Tapi dans l’allée des platanes (2), un kiosque en bois octogonal invisible à l’image. « Gamins, on s’amusait là-bas, on disait que c’était pour ceux du château quand ils attendaient le bus. Nous avions peu de contact avec les locataires. Je me souviens simplement d’un grand escalier à l’intérieur du bâtiment. »
De l’autre côté de la Chamberonne, trois bâtiments aujourd’hui disparus (3). A gauche, la ferme d’un maraîcher. « Il a eu 18 enfants ! Et ils n’ont jamais eu l’eau courante… » Au centre, la maison du jardinier des de Loys.

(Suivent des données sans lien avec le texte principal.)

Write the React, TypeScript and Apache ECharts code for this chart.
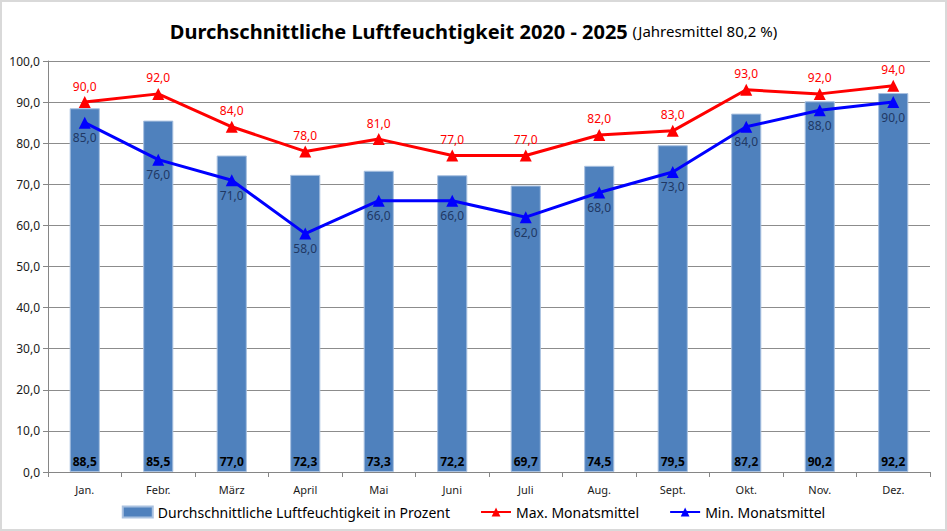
import React, { useEffect, useRef } from "react";
import * as echarts from "echarts";

const categories = ["Jan.", "Febr.", "März", "April", "Mai", "Juni", "Juli", "Aug.", "Sept.", "Okt.", "Nov.", "Dez."];
const avgValues = [88.5, 85.5, 77.0, 72.3, 73.3, 72.2, 69.7, 74.5, 79.5, 87.2, 90.2, 92.2];
const maxValues = [90, 92, 84, 78, 81, 77, 77, 82, 83, 93, 92, 94];
const minValues = [85, 76, 71, 58, 66, 66, 62, 68, 73, 84, 88, 90];

const fmt = (v: number) => v.toFixed(1).replace(".", ",");
const FONT = "'Noto Sans', sans-serif";

export default function App() {
  const ref = useRef<HTMLDivElement>(null);
  useEffect(() => {
    if (!ref.current) return;
    const chart = echarts.init(ref.current, undefined, { renderer: "svg" });
    chart.setOption({
      animation: false,
      backgroundColor: "#ffffff",
      textStyle: { fontFamily: FONT },
      title: {
        text: "{a|Durchschnittliche Luftfeuchtigkeit 2020 - 2025} {b|(Jahresmittel 80,2 %)}",
        left: "center",
        top: 16,
        textStyle: {
          fontWeight: "normal",
          rich: {
            a: { fontFamily: FONT, fontSize: 20, fontWeight: "bold", color: "#000" },
            b: { fontFamily: FONT, fontSize: 15, fontWeight: "normal", color: "#000" },
          },
        },
      },
      graphic: [
        {
          type: "rect",
          shape: { x: 1, y: 1, width: 945, height: 529 },
          style: { fill: "none", stroke: "#d9d9d9", lineWidth: 2 },
          silent: true,
        },
      ],
      legend: {
        bottom: 7,
        left: "center",
        itemGap: 30,
        itemWidth: 30,
        itemHeight: 11,
        textStyle: { fontFamily: FONT, fontSize: 14, color: "#000" },
        data: [
          { name: "Durchschnittliche Luftfeuchtigkeit in Prozent", icon: "rect" },
          { name: "Max. Monatsmittel" },
          { name: "Min. Monatsmittel" },
        ],
      },
      grid: { left: 48, right: 17, top: 61, bottom: 59 },
      xAxis: {
        type: "category",
        data: categories,
        axisLine: { lineStyle: { color: "#868686", width: 1 } },
        axisTick: { show: true, alignWithLabel: false, length: 5, lineStyle: { color: "#868686" } },
        axisLabel: { fontFamily: FONT, fontSize: 11, color: "#1a1a1a", margin: 12 },
      },
      yAxis: {
        type: "value",
        min: 0,
        max: 100,
        interval: 10,
        axisLine: { show: true, lineStyle: { color: "#868686" } },
        axisTick: { show: true, length: 5, lineStyle: { color: "#868686" } },
        axisLabel: { fontFamily: FONT, fontSize: 12, color: "#1a1a1a", formatter: (v: number) => fmt(v), margin: 8 },
        splitLine: { lineStyle: { color: "#8c8c8c", width: 1 } },
      },
      series: [
        {
          name: "Durchschnittliche Luftfeuchtigkeit in Prozent",
          type: "bar",
          data: avgValues,
          barWidth: "41%",
          itemStyle: { color: "#4f81bd", borderColor: "#a9c1e0", borderWidth: 1 },
          label: {
            show: true,
            position: "insideBottom",
            distance: 5,
            fontFamily: FONT,
            fontSize: 12,
            fontWeight: "bold",
            color: "#000",
            formatter: (p: any) => fmt(p.value),
          },
          z: 1,
        },
        {
          name: "Max. Monatsmittel",
          type: "line",
          data: maxValues,
          symbol: "triangle",
          symbolSize: 12,
          lineStyle: { color: "#ff0000", width: 3 },
          itemStyle: { color: "#ff0000" },
          label: {
            show: true,
            position: "top",
            distance: 4,
            fontFamily: FONT,
            fontSize: 12,
            color: "#ff0000",
            formatter: (p: any) => fmt(p.value),
          },
          z: 3,
        },
        {
          name: "Min. Monatsmittel",
          type: "line",
          data: minValues,
          symbol: "triangle",
          symbolSize: 12,
          lineStyle: { color: "#0000ff", width: 3 },
          itemStyle: { color: "#0000ff" },
          label: {
            show: true,
            position: "bottom",
            distance: 3,
            fontFamily: FONT,
            fontSize: 12,
            color: "#1f3864",
            formatter: (p: any) => fmt(p.value),
          },
          z: 4,
        },
      ],
    });
    return () => chart.dispose();
  }, []);
  return (
    <div
      ref={ref}
      style={{ position: "fixed", left: 0, top: 0, width: 947, height: 531 }}
    />
  );
}
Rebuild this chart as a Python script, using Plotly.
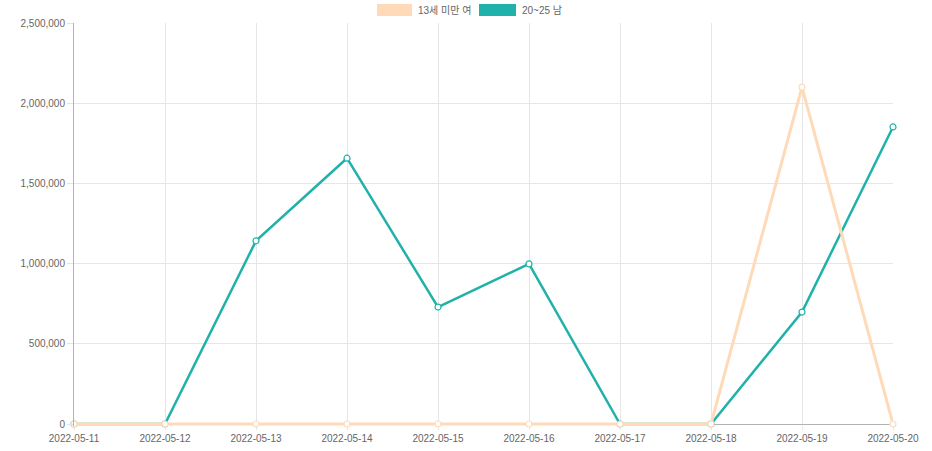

La famille Teuscher y logeait ensuite un vacher. Enfin, à droite, un hangar « dans lequel on mettait des combines. »
A l’époque, la station d’épuration de Vidy n’est pas encore en service. Tous les égouts sont déversés dans le lac à ciel ouvert. « Ça sortait de partout. Nous appelions ironiquement ce coin les prés irrigués (4). Disons qu’ils étaient bien hydratés, plaisante François Teuscher. D’ailleurs tous les déchets de Chavannes étaient balancés dans la rivière (5). Il y avait une chute d’eau, on s’amusait autour mais impossible s’y baigner, c’était beaucoup trop sale. Bleu, jaune, rouge. La rivière changeait de couleur chaque jour. Par contre nous allions fouiller la forêt pour récupérer des trucs. C’est peut-être de là que vient ma passion pour la récupération », livre-t-il en souriant.
Aujourd’hui, quand il ne bricole pas dans sa grange, on le croise au volant de son tracteur, casquette vissée sur la tête. Soit autour de la Banane ou devant l’Amphipôle, travaillant les deux champs qu’il possède encore sur le campus.